## BEGIN Information shown

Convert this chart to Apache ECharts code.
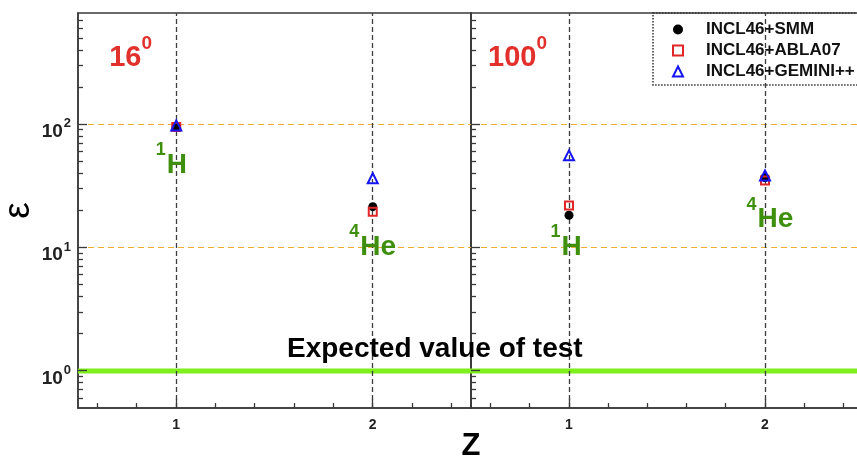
<!DOCTYPE html>
<html>
<head>
<meta charset="utf-8">
<script src="https://cdn.jsdelivr.net/npm/echarts@6/dist/echarts.min.js"></script>
<style>
html, body { margin: 0; padding: 0; background: #fff; }
#chart { width: 857px; height: 459px; }
</style>
</head>
<body>
<div id="chart"></div>
<script>
// Charge number of the emitted fragment
const zValues = [1, 2];

// Deviation factor epsilon at 16 degrees
const smm16 = [96, 21.5];
const abla16 = [95, 19.5];
const gemini16 = [98, 36.5];

// Deviation factor epsilon at 100 degrees
const smm100 = [18.3, 37];
const abla100 = [22, 35];
const gemini100 = [56, 38.5];

const seriesNames = ['INCL46+SMM', 'INCL46+ABLA07', 'INCL46+GEMINI++'];
const panelAngles = ['16', '100'];

// Reference levels
const expectedValue = 1;
const guideLevels = [10, 100];
const guideZ = [1, 2];

// Axis ranges and tick marks
const zRange = [0.5, 2.5];
const epsRange = [0.5, 800];
const epsMajorTicks = [1, 10, 100];
const epsMinorTicks = [0.6, 0.7, 0.8, 0.9, 2, 3, 4, 5, 6, 7, 8, 9, 20, 30, 40, 50, 60, 70, 80, 90, 200, 300, 400, 500, 600, 700];
const zMajorTicks = [1, 2];
const zMinorTicks = [0.6, 0.8, 1.2, 1.4, 1.6, 1.8, 2.2, 2.4];

const FONT = '"Liberation Sans", Arial, Helvetica, sans-serif';
const AXIS_COLOR = '#3a3a3a';
const ISOTOPE_GREEN = '#3f8f0f';
const ANGLE_RED = '#e2302c';

const chart = echarts.init(document.getElementById('chart'), null, { renderer: 'canvas' });

function pts(values) {
  return zValues.map((z, i) => [z, values[i]]);
}

function crisp(v) {
  return Math.round(v - 0.5) + 0.5;
}

// tick data: [z, eps, kind]; kind 0 = eps minor, 1 = eps major, 2 = z minor, 3 = z major
function tickData() {
  const d = [];
  epsMinorTicks.forEach(v => d.push([zRange[0], v, 0]));
  epsMajorTicks.forEach(v => d.push([zRange[0], v, 1]));
  zMinorTicks.forEach(v => d.push([v, epsRange[0], 2]));
  zMajorTicks.forEach(v => d.push([v, epsRange[0], 3]));
  return d;
}

function renderTick(params, api) {
  const p = api.coord([api.value(0), api.value(1)]);
  const kind = api.value(2);
  let x1 = p[0], y1 = p[1];
  if (kind <= 1) y1 = crisp(y1); else x1 = crisp(x1);
  let x2 = x1, y2 = y1;
  if (kind === 0) x2 += 5;
  else if (kind === 1) x2 += 9;
  else if (kind === 2) y2 -= 5;
  else y2 -= 9;
  return {
    type: 'line',
    shape: { x1: x1, y1: y1, x2: x2, y2: y2 },
    style: { stroke: AXIS_COLOR, lineWidth: 1.3 }
  };
}

// guide data: [z, eps, kind]; kind 0 = reference decade, 1 = expected value, 2 = Z column
function guideData() {
  const d = [];
  guideLevels.forEach(v => d.push([zRange[0], v, 0]));
  d.push([zRange[0], expectedValue, 1]);
  guideZ.forEach(v => d.push([v, epsRange[0], 2]));
  return d;
}

function renderGuide(params, api) {
  const kind = api.value(2);
  if (kind === 2) {
    const z = api.value(0);
    const a = api.coord([z, epsRange[0]]);
    const b = api.coord([z, epsRange[1]]);
    const x = crisp(a[0]);
    return {
      type: 'line', z2: 3,
      shape: { x1: x, y1: a[1], x2: x, y2: b[1] },
      style: { stroke: '#3c3c3c', lineWidth: 1.3, lineDash: [5, 3] }
    };
  }
  const v = api.value(1);
  const a = api.coord([zRange[0], v]);
  const b = api.coord([zRange[1], v]);
  if (kind === 1) {
    return {
      type: 'line', z2: 2,
      shape: { x1: a[0], y1: a[1], x2: b[0], y2: b[1] },
      style: { stroke: '#7eee1c', lineWidth: 5 }
    };
  }
  const y = crisp(a[1]);
  return {
    type: 'line', z2: 1,
    shape: { x1: a[0], y1: y, x2: b[0], y2: y },
    style: { stroke: '#f0ad36', lineWidth: 1.2, lineDash: [6, 4] }
  };
}

function isPow10(v) {
  const l = Math.log10(v);
  return Math.abs(l - Math.round(l)) < 1e-6;
}

function supRich(color, baseSize, supSize, lineH) {
  return {
    s: { fontSize: supSize, fontWeight: 'bold', fontFamily: FONT, color: color, verticalAlign: 'top', lineHeight: supSize + 2, padding: [0, 1, 0, 0] },
    b: { fontSize: baseSize, fontWeight: 'bold', fontFamily: FONT, color: color, verticalAlign: 'bottom', lineHeight: lineH }
  };
}
const isotopeRich = supRich(ISOTOPE_GREEN, 28, 18, 38);
const angleRich = supRich(ANGLE_RED, 29, 19, 38);

// isotope annotations, placed in data coordinates of each panel
const isotopeLabels = [
  [[0.975, 51, '{s|1}{b|H}'], [2.0, 11.0, '{s|4}{b|He}']],
  [[0.985, 11.0, '{s|1}{b|H}'], [2.025, 18.5, '{s|4}{b|He}']]
];
const angleLabels = [
  [[0.77, 375, '{b|' + panelAngles[0] + '}{s|0}']],
  [[0.74, 375, '{b|' + panelAngles[1] + '}{s|0}']]
];

const grids = [
  { left: 78, top: 13, width: 393, height: 395 },
  { left: 471, top: 13, width: 392, height: 395 }
];

const xAxes = grids.map((g, i) => ({
  type: 'value', gridIndex: i, min: zRange[0], max: zRange[1], interval: 0.5,
  axisLine: { show: true, onZero: false, lineStyle: { color: AXIS_COLOR, width: 1.5 } },
  axisTick: { show: false },
  splitLine: { show: false },
  axisLabel: {
    margin: 10, fontSize: 14, fontWeight: 'bold', fontFamily: FONT, color: '#222',
    formatter: v => (Math.abs(v - Math.round(v)) < 1e-6 && v >= 1 && v <= 2) ? String(Math.round(v)) : ''
  }
}));

const yAxes = grids.map((g, i) => ({
  type: 'log', logBase: 10, gridIndex: i, min: epsRange[0], max: epsRange[1],
  name: i === 0 ? 'ε' : '',
  nameLocation: 'middle', nameGap: 40,
  nameTextStyle: { fontSize: 37, fontFamily: FONT, color: '#000' },
  axisLine: { show: true, onZero: false, lineStyle: { color: AXIS_COLOR, width: 1.5 } },
  axisTick: { show: false },
  splitLine: { show: false },
  minorTick: { show: false },
  axisLabel: {
    show: i === 0, margin: 7, showMinLabel: false, showMaxLabel: false,
    padding: [10, 0, 0, 0],
    formatter: v => isPow10(v) ? '{b|10}{s|' + Math.round(Math.log10(v)) + '}' : '',
    rich: {
      b: { fontSize: 19, fontWeight: 'bold', fontFamily: FONT, color: '#222', verticalAlign: 'bottom', lineHeight: 24 },
      s: { fontSize: 13, fontWeight: 'bold', fontFamily: FONT, color: '#222', verticalAlign: 'top', lineHeight: 13, padding: [0, 0, 0, 1] }
    }
  }
}));

const series = [];
grids.forEach((g, i) => {
  series.push({
    type: 'custom', name: 'guides' + i, xAxisIndex: i, yAxisIndex: i, silent: true, clip: false, z: 1,
    renderItem: renderGuide, data: guideData(), encode: { x: 0, y: 1 }
  });
  series.push({
    type: 'custom', name: 'ticks' + i, xAxisIndex: i, yAxisIndex: i, silent: true, clip: false, z: 2,
    renderItem: renderTick, data: tickData(), encode: { x: 0, y: 1 }
  });
});

const panelData = [
  [smm16, abla16, gemini16],
  [smm100, abla100, gemini100]
];
panelData.forEach((sets, i) => {
  series.push({
    type: 'scatter', name: seriesNames[0], xAxisIndex: i, yAxisIndex: i, z: 5,
    symbol: 'circle', symbolSize: 9,
    itemStyle: { color: '#000', opacity: 1 },
    data: pts(sets[0])
  });
  series.push({
    type: 'scatter', name: seriesNames[1], xAxisIndex: i, yAxisIndex: i, z: 6,
    symbol: 'rect', symbolSize: 8,
    itemStyle: { color: 'rgba(255,255,255,0)', borderColor: '#e02626', borderWidth: 2, opacity: 1 },
    data: pts(sets[1])
  });
  series.push({
    type: 'scatter', name: seriesNames[2], xAxisIndex: i, yAxisIndex: i, z: 7,
    symbol: 'triangle', symbolSize: 10,
    itemStyle: { color: 'rgba(255,255,255,0)', borderColor: '#1414f5', borderWidth: 2, opacity: 1 },
    data: pts(sets[2])
  });
});

// text annotations drawn through the axes
function annotation(name, i, data, rich) {
  return {
    type: 'scatter', name: name, xAxisIndex: i, yAxisIndex: i, silent: true, z: 8,
    symbolSize: 1, itemStyle: { color: '#fff', opacity: 0 },
    label: { show: true, opacity: 1, position: 'inside', formatter: p => p.data[2], rich: rich },
    data: data
  };
}
[0, 1].forEach(i => {
  series.push(annotation('isotopes' + i, i, isotopeLabels[i], isotopeRich));
  series.push(annotation('angle' + i, i, angleLabels[i], angleRich));
});

chart.setOption({
  animation: false,
  backgroundColor: '#fff',
  grid: grids.map(g => Object.assign({ show: true, borderColor: AXIS_COLOR, borderWidth: 1.5, backgroundColor: 'transparent', outerBoundsMode: 'none', containLabel: false }, g)),
  xAxis: xAxes,
  yAxis: yAxes,
  legend: {
    orient: 'vertical', left: 653, top: 13,
    padding: [8, 40, 5, 19],
    itemWidth: 10, itemHeight: 10, itemGap: 4,
    borderColor: '#333', borderWidth: 1.5, borderType: 'dotted', backgroundColor: 'transparent',
    textStyle: { fontSize: 17, fontWeight: 'bold', fontFamily: FONT, color: '#111', lineHeight: 17, padding: [0, 0, 0, 18] },
    data: [
      { name: seriesNames[0], icon: 'circle' },
      { name: seriesNames[1], icon: 'rect' },
      { name: seriesNames[2], icon: 'triangle' }
    ]
  },
  graphic: [
    { type: 'text', silent: true, z: 10, style: { text: 'Expected value of test', x: 287, y: 349, fill: '#000', font: 'bold 28px ' + FONT, textAlign: 'left', textVerticalAlign: 'middle' } },
    { type: 'text', silent: true, z: 10, style: { text: 'Z', x: 471, y: 446, fill: '#000', font: 'bold 31px ' + FONT, textAlign: 'center', textVerticalAlign: 'middle' } }
  ],
  series: series
});
</script>
</body>
</html>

## END Information shown

Print the data above verbatim from the first line through the line holding "const gemini16 = [98, 36.5];", leaving every picture out.

• **Output of the exercise**:
Convert this chart to Apache ECharts code.
<!DOCTYPE html>
<html>
<head>
<meta charset="utf-8">
<script src="https://cdn.jsdelivr.net/npm/echarts@6/dist/echarts.min.js"></script>
<style>
html, body { margin: 0; padding: 0; background: #fff; }
#chart { width: 857px; height: 459px; }
</style>
</head>
<body>
<div id="chart"></div>
<script>
// Charge number of the emitted fragment
const zValues = [1, 2];

// Deviation factor epsilon at 16 degrees
const smm16 = [96, 21.5];
const abla16 = [95, 19.5];
const gemini16 = [98, 36.5];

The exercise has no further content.